The court indicated that its primary concern was to protect the public and prevent defendant from killing someone while driving drunk. Defendant had shown that he was incapable of controlling his own behavior, and the court found incarceration necessary. In reaching its decision, the court recognized that the Department of Corrections would not likely be able to provide defendant substance abuse treatment during his incarceration. Nonetheless, the court found that its obligation to protect the public was paramount, and, given defendant's track record, lifetime supervision was warranted. As to the minimum sentence, the court reasoned that it did not want the minimum to be too short because it feared that defendant would get out, drink and drive again, and hurt somebody. The court ultimately imposed a five year minimum sentence in this case, noting that the minimum represented a step up from defendant's prior DUI sentences. Defendant appealed from this decision.

On appeal, defendant argues that the court abused its discretion by sentencing him to a five year minimum. Even with credit for time served and the possibility of furlough, the sentence guaranteed some years of incarceration during which time defendant would not be able to go through substance abuse counseling. We review a trial court's sentencing decision with considerable deference to the trial court's substantial discretion in this realm. See e.g., State v. Corliss, 168 Vt. 333, 341 (1998) ("Trial courts have wide discretion in imposing penalties, and we will not reverse unless the court strays from statutory limits or abuses its discretion."); see also State v. Cyr, 141 Vt. 355, 358 (1982) ("In sentencing we defer to the lower court and will not review sentences within the statutory limits absent exceptional circumstances.").

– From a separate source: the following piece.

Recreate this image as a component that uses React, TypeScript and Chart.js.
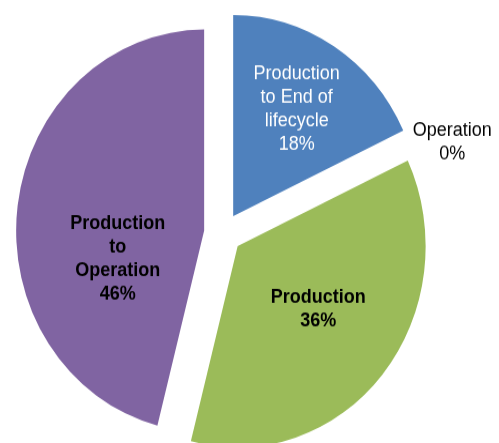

As reflected above, the trial court was aware of the fact that defendant would not have access to substance abuse treatment while incarcerated; the court determined that the protection of the public overrode that concern and that, given defendant's record, incarceration was necessary to protect the public. The trial court carefully considered the evidence before it and properly exercised its discretion. We find no abuse of discretion.

Affirmed.

BY THE COURT:

____________________________

Paul L. Reiber, Chief Justice

____________________________

John A. Dooley, Associate Justice

____________________________

Beth Robinson, Associate Justice


Summaries of

State v. Martin

Supreme Court of Vermont
Mar 15, 2012
SUPREME COURT DOCKET NO. 2011-199 (Vt. Mar. 15, 2012)
Case details for

State v. Martin

Case Details

Full title:State of Vermont v. Edwin Herbert Martin

Court:Supreme Court of Vermont

Date published: Mar 15, 2012

Citations

SUPREME COURT DOCKET NO. 2011-199 (Vt. Mar. 15, 2012)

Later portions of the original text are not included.